What good looks like: Your phone number is tap-to-call, your address opens maps, and your email link opens their mail app. It's an easy fix that makes your site feel effortless.
10. Quick Speed Check Tools
Why it matters: Even without tech skills, you can spot red flags.
What good looks like: Use free tools like Google's PageSpeed Insights or GTmetrix. You'll see a color score (green is good) and a list of slowdowns your web person can handle. Don't stress about the details — just ask them to fix anything marked "slow" or "large file size."
Bonus: How to Talk to Your Web Person
You don't need to understand HTML or CSS. You just need to describe what users feel:
- "It takes forever to load on my phone."
- "The text looks tiny on smaller screens."
- "The contact button is hard to tap."
That feedback is gold for your web professional.
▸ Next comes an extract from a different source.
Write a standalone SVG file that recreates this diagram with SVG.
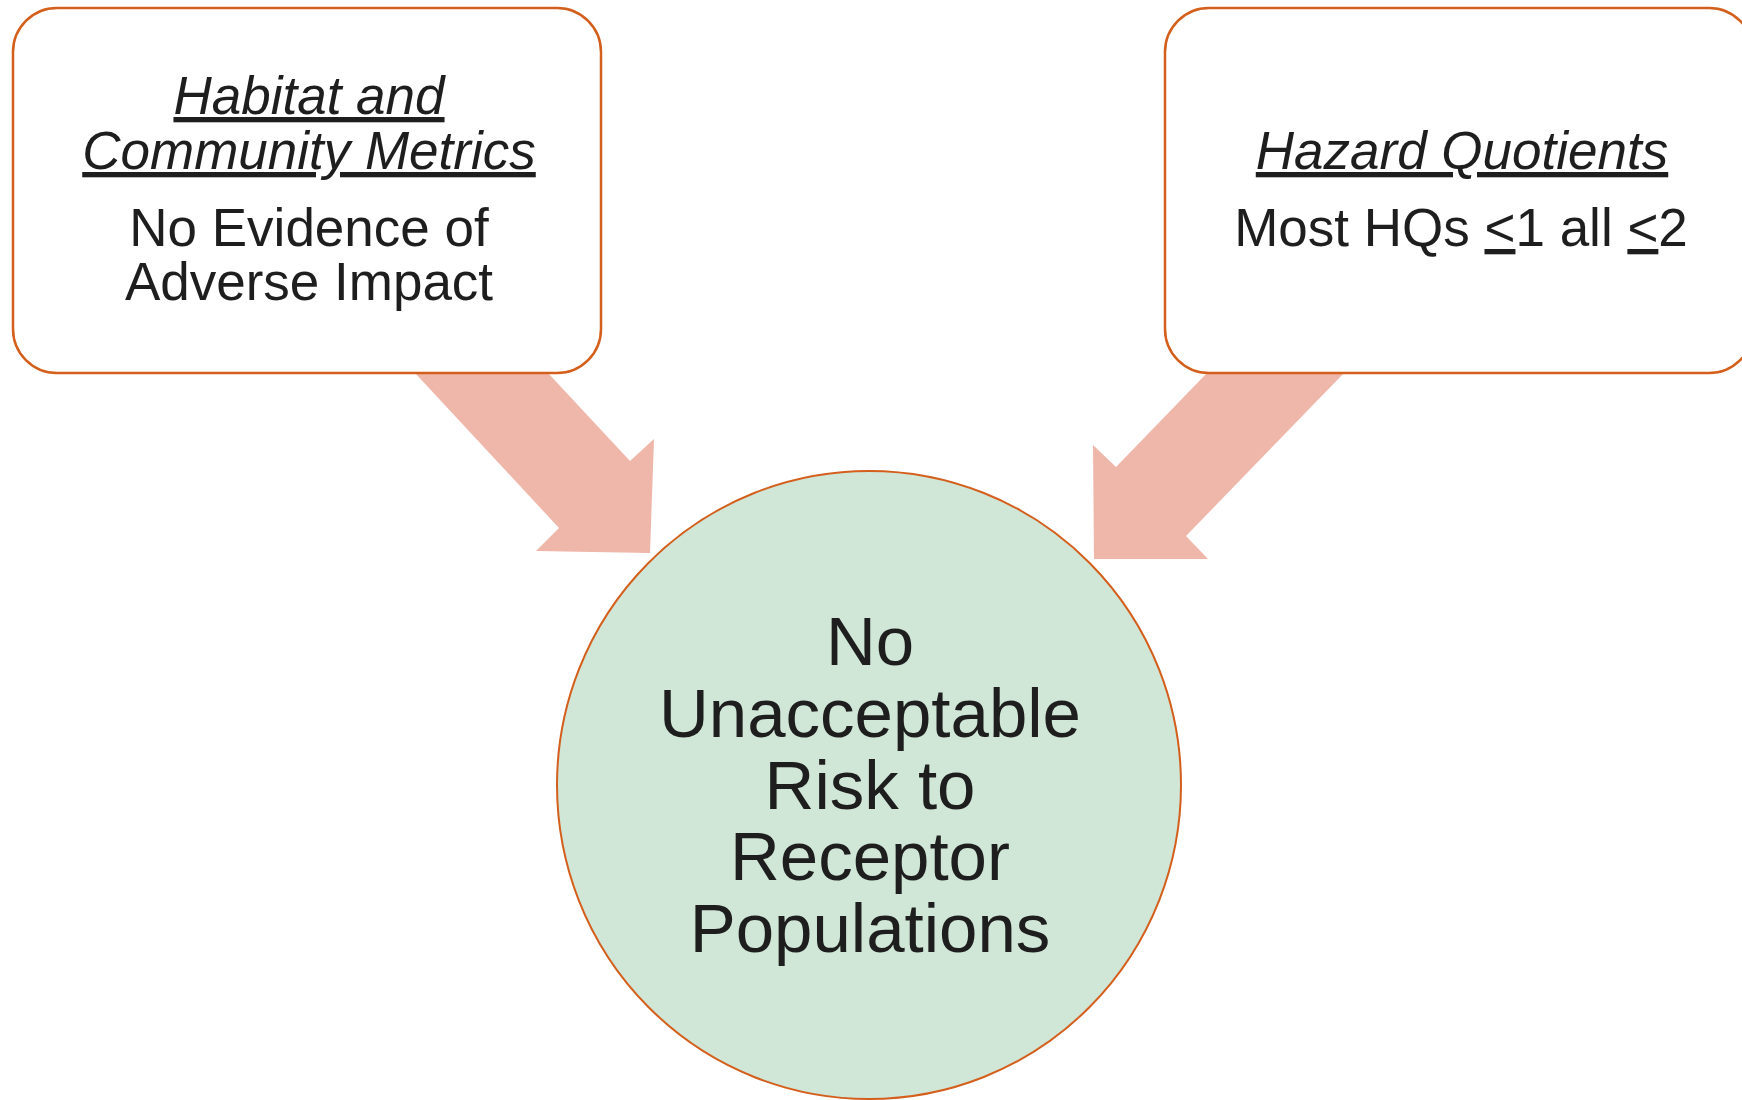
<svg xmlns="http://www.w3.org/2000/svg" width="1742" height="1100" viewBox="0 0 1742 1100">
<style>
.box{fill:#fff;stroke:#D45F1C;stroke-width:2.5}
.arrow{fill:#EFB6AA;stroke:none}
.circ{fill:#D0E6D6;stroke:#D45F1C;stroke-width:2}
text{font-family:"Liberation Sans",Arial,sans-serif;fill:#1E1E1E;text-anchor:middle}
.t{font-size:53px;font-style:italic;text-decoration:underline}
.b{font-size:53px}
.c{font-size:69px}
.u{text-decoration:underline}
</style>
<rect width="1742" height="1100" fill="#fff"/>
<g id="connectors">
<polygon class="arrow" points="415,373 548,373 630,461 654,439 650,553 536,551 559,528"/>
<polygon class="arrow" points="1207,373 1344,373 1186,536 1208,559 1094,559 1093,445 1116,467"/>
</g>
<g id="node-habitat">
<rect class="box" x="13" y="8" width="588" height="365" rx="44"/>
<text class="t" x="309" y="114">Habitat and</text>
<text class="t" x="309" y="169">Community Metrics</text>
<text class="b" x="309" y="246">No Evidence of</text>
<text class="b" x="309" y="300">Adverse Impact</text>
</g>
<g id="node-hq">
<rect class="box" x="1165" y="8" width="588" height="365" rx="44"/>
<text class="t" x="1462" y="169">Hazard Quotients</text>
<text class="b" x="1461" y="246">Most HQs <tspan class="u">&lt;</tspan>1 all <tspan class="u">&lt;</tspan>2</text>
</g>
<g id="node-result">
<ellipse class="circ" cx="869" cy="785" rx="312" ry="314"/>
<text class="c" x="870" y="665">No</text>
<text class="c" x="870" y="737">Unacceptable</text>
<text class="c" x="870" y="809">Risk to</text>
<text class="c" x="870" y="880">Receptor</text>
<text class="c" x="870" y="952">Populations</text>
</g>
</svg>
They'll know the technical fix, and you'll be giving them clear direction in plain English.
Quick Self-Test: 2 Minutes on Your Phone
Right now, open your website on your smartphone and walk through it like a first-time visitor.
Ask yourself:
- Does it load fast?
- Is it easy to read and scroll?
- Can I find the contact info or buy button without hunting?
- Does everything fit on the screen?
- Can I click buttons comfortably with one thumb?
If you said "no" to any of those, hand this checklist to your web person. These are usually quick fixes that make a big difference.
The Payoff
Speed and mobile usability are invisible when they work — and painfully obvious when they don't. A fast, phone-friendly website keeps customers happy, boosts search rankings, and builds trust before they ever speak to you.
For a local business, that can mean:
- More calls and online bookings
- Better word-of-mouth ("Their site was so easy to use!")
- A stronger edge over competitors who still frustrate their mobile visitors
You don't need to be a tech expert to make it happen. You just need to ask the right questions and ensure your website feels quick, clean, and effortless on every device.
So grab your phone, test your site, and if anything feels slow or awkward, pass this checklist to your web person. They'll know what to do — and your customers will thank you with their clicks, calls, and trust.